For that amount of stall current a MOSFET or darlington are needed, a single BJT cannot do the job.
Beta (or "Forced Beta") is a way of expressing the set point when designing with a transistor. Beta is merely the ratio of IC to IB, and the way to put a transistor in saturation is to force the beta to a smaller value than the specified beta (i.e. the HFE in the datasheet -- or the beta that results in Linear operation). A transistor is an analog device. There, really, is no such thing as an active "switch". There is merely a device that can be set to various degrees of control. For bipolar transistors, it's current controlled by current. For a MOSFET, it resistance controlled by voltage.
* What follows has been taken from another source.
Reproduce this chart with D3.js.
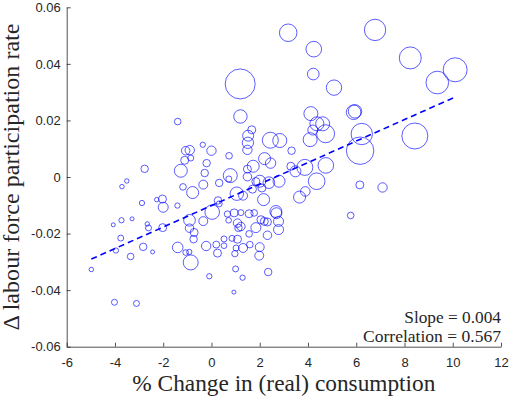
<!DOCTYPE html>
<html><head><meta charset="utf-8">
<script src="https://cdn.jsdelivr.net/npm/d3@7"></script>
<style>body{margin:0;background:#fff}</style>
</head><body><svg id="chart" width="512" height="396"></svg>
<script>
const consumptionChange = [
1.19,1.20,-1.40,1.67,1.52,1.51,1.49,-0.36,0.00,-1.07,
-0.90,-0.86,-1.11,0.73,-0.20,1.73,-2.77,-1.27,-0.28,1.49,
0.78,0.72,1.49,-0.34,0.32,-1.18,-0.78,1.05,1.31,1.70,
1.84,-3.71,-3.51,-2.03,-2.27,-2.88,-2.00,-1.41,0.03,0.27,
0.32,-4.07,-3.73,-3.29,-2.66,-2.61,-2.02,-0.91,-0.91,-0.72,
-0.74,-0.34,0.66,0.71,0.94,1.22,1.56,1.08,1.22,1.12,
1.77,1.84,1.56,-3.76,-3.96,-2.83,-2.44,-1.40,-1.07,-0.92,
-0.86,-0.22,0.20,0.25,0.52,0.52,0.85,0.97,1.08,1.02,
1.31,1.59,2.00,1.98,-4.98,-4.02,-3.11,-3.35,-0.09,1.00,
1.29,0.93,3.18,6.78,4.24,4.22,5.08,8.24,9.36,10.10,
4.12,5.89,5.95,4.37,4.61,4.20,4.73,4.09,6.23,6.16,
8.43,2.44,2.83,3.32,2.20,2.45,3.29,3.48,3.87,4.74,
4.36,2.00,2.38,2.80,2.09,6.15,7.09,3.89,3.65,2.16,
2.67,2.69,2.78,2.78,2.05,2.19,2.32,2.32,2.35,5.77];
const participationChange = [
0.0329,0.0214,0.0196,0.0167,0.0146,0.0121,0.0096,0.0114,0.0093,0.0093,
0.0095,0.0067,0.0059,0.0075,0.0049,0.0038,0.0029,0.0022,0.0014,0.0028,
0.0005,-0.0007,0.0001,-0.0027,-0.0021,-0.0035,-0.0055,-0.0059,-0.0066,-0.0043,
-0.0016,-0.0034,-0.0014,-0.0078,-0.0080,-0.0092,-0.0107,-0.0101,-0.0124,-0.0083,
-0.0095,-0.0169,-0.0153,-0.0148,-0.0166,-0.0180,-0.0179,-0.0153,-0.0181,-0.0196,
-0.0220,-0.0156,-0.0131,-0.0153,-0.0127,-0.0126,-0.0130,-0.0163,-0.0175,-0.0180,
-0.0127,-0.0179,-0.0201,-0.0216,-0.0260,-0.0247,-0.0265,-0.0249,-0.0267,-0.0265,
-0.0302,-0.0244,-0.0239,-0.0269,-0.0219,-0.0243,-0.0217,-0.0271,-0.0220,-0.0251,
-0.0251,-0.0239,-0.0248,-0.0278,-0.0327,-0.0443,-0.0447,-0.0281,-0.0351,-0.0325,
-0.0356,-0.0407,0.0510,0.0520,0.0452,0.0364,0.0316,0.0421,0.0334,0.0379,
0.0224,0.0229,0.0232,0.0188,0.0188,0.0166,0.0153,0.0132,0.0152,0.0093,
0.0145,0.0130,0.0129,0.0093,0.0065,0.0049,0.0038,0.0020,0.0034,0.0041,
-0.0015,-0.0015,-0.0020,-0.0015,-0.0039,-0.0028,-0.0037,-0.0051,-0.0071,-0.0080,
-0.0122,-0.0128,-0.0157,-0.0186,-0.0151,-0.0157,-0.0159,-0.0206,-0.0336,-0.0136];
const weights = [
225,45,11,16,30,32,22,7,22,18,
22,9,16,11,14,36,14,42,14,16,
49,9,18,20,14,11,36,45,20,16,
16,5,5,16,5,7,25,7,53,14,
9,4,7,4,5,9,16,34,18,16,
14,20,10,8,16,9,16,18,18,14,
11,25,11,9,7,14,4,28,8,7,
56,22,12,16,9,8,9,10,16,9,
20,11,20,20,5,9,9,11,7,9,
7,4,77,114,61,34,59,121,128,144,
49,53,45,49,49,25,81,49,114,188,
169,64,49,14,36,27,16,30,64,61,
69,36,34,36,16,16,22,23,36,36,
36,30,25,25,16,16,16,18,14,11];
const xTicks = [-6,-4,-2,0,2,4,6,8,10,12];
const xTickLabels = ["-6","-4","-2","0","2","4","6","8","10","12"];
const yTicks = [-0.06,-0.04,-0.02,0,0.02,0.04,0.06];
const yTickLabels = ["-0.06","-0.04","-0.02","0","0.02","0.04","0.06"];
const fitSlope = 0.0038;
const fitIntercept = -0.0101;
const statLabels = ["Slope = 0.004", "Correlation = 0.567"];
const xTitle = "% Change in (real) consumption";
const yTitle = "\u0394 labour force participation rate";

const svg = d3.select("#chart");
const L = 66.7, R = 501, T = 7.3, B = 346.7;
const x = d3.scaleLinear().domain([-6, 12]).range([L, R]);
const y = d3.scaleLinear().domain([-0.06, 0.06]).range([B, T]);
const r = d3.scaleSqrt().domain([0, 225]).range([0, 15]);
const axisColor = "#262626";

const pts = consumptionChange.map((v, i) => ({x: v, y: participationChange[i], w: weights[i]}));

svg.append("g").selectAll("circle").data(pts).join("circle")
  .attr("cx", d => x(d.x)).attr("cy", d => y(d.y)).attr("r", d => r(d.w))
  .attr("fill", "none").attr("stroke", "#0000ff").attr("stroke-width", 0.8).attr("stroke-opacity", 0.8);

const ext = d3.extent(consumptionChange);
svg.append("line")
  .attr("x1", x(ext[0])).attr("y1", y(fitIntercept + fitSlope * ext[0]))
  .attr("x2", x(ext[1])).attr("y2", y(fitIntercept + fitSlope * ext[1]))
  .attr("stroke", "#0000ff").attr("stroke-width", 1.6).attr("stroke-dasharray", "6,4");

const xAxis = d3.axisBottom(x).tickValues(xTicks).tickFormat((d, i) => xTickLabels[i])
  .tickSizeInner(-4).tickSizeOuter(0).tickPadding(11);
const gx = svg.append("g").attr("transform", `translate(0,${B})`).call(xAxis);
const yAxis = d3.axisLeft(y).tickValues(yTicks).tickFormat((d, i) => yTickLabels[i])
  .tickSizeInner(-4).tickSizeOuter(0).tickPadding(6);
const gy = svg.append("g").attr("transform", `translate(${L},0)`).call(yAxis);
[gx, gy].forEach(g => {
  g.select(".domain").attr("stroke", axisColor).attr("stroke-width", 0.8);
  g.selectAll(".tick line").attr("stroke", axisColor).attr("stroke-width", 0.8);
  g.selectAll(".tick text").attr("fill", axisColor)
    .style("font-family", "'Liberation Sans', Arial, sans-serif").style("font-size", "13px");
});

const serif = "'Liberation Serif', 'Times New Roman', serif";
svg.append("text").attr("x", (L + R) / 2).attr("y", 390.5)
  .attr("text-anchor", "middle").style("font-family", serif).style("font-size", "23px")
  .attr("fill", axisColor).attr("textLength", 303).attr("lengthAdjust", "spacingAndGlyphs")
  .text(xTitle);
svg.append("text").attr("transform", `translate(18.5,${(T + B) / 2}) rotate(-90)`)
  .attr("text-anchor", "middle").style("font-family", serif).style("font-size", "23px")
  .attr("fill", axisColor).attr("textLength", 307).attr("lengthAdjust", "spacingAndGlyphs")
  .text(yTitle);

const statY = [322.7, 341.7];
const statW = [96.7, 138];
statLabels.forEach((s, i) => {
  svg.append("text").attr("x", R).attr("y", statY[i]).attr("text-anchor", "end")
    .style("font-family", serif).style("font-size", "16.5px").attr("fill", axisColor)
    .attr("textLength", statW[i]).attr("lengthAdjust", "spacingAndGlyphs").text(s);
});
</script></body></html>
Just as a MOSFET can never have a channel resistance of zero, a transistor can never have a Collector-Emitter with no voltage drop when controlling current. There is the ideal switch (0Ω when closed, ∞Ω when open), then there is the reality: analog devices being made to function like a switch -- but, it's always imperfect -- no transistor can ever reach the ideal model.
One example of the importance of managing beta is making transistor logic transition faster. By managing beta, to keep the "on" state at the point between active and saturation -- i.e. never allowing the transistor to reach the saturation state -- makes the "switch" faster, because the more a bipolar transistor moves into the saturation region, the more a charge develops at the base -- which must be discharged before the transistor can even begin to transition towards "off". But, the further the transistor moves into the active region, the more current is allowed to pass through the Collector-Emitter junction. So, it becomes a balance between switching speed, and current demand.
In other words, there really is no such thing as "all the way on" -- all the way on would be a VCE of 0.000...V
AND, there is no such thing as all the way off, either. There's always some leakage current.
There are only degrees of "off" and degrees of "on" -- because an Analog device is being used to mimic a switching function.
With a Bipolar Transistor, it's all about current ratios. And Beta is a measure of the target ratio at play, for a particular application. For a switch, the beta is in the lower ranges -- typically 10. For, applications in the active range, the beta is higher. It's like an Op-Amp. The beta rating of a transistor is like the open-loop gain of an op-amp. And the functional beta of a transistor circuit is is like the gain in an op-amp circuit, programmed by the resistor network.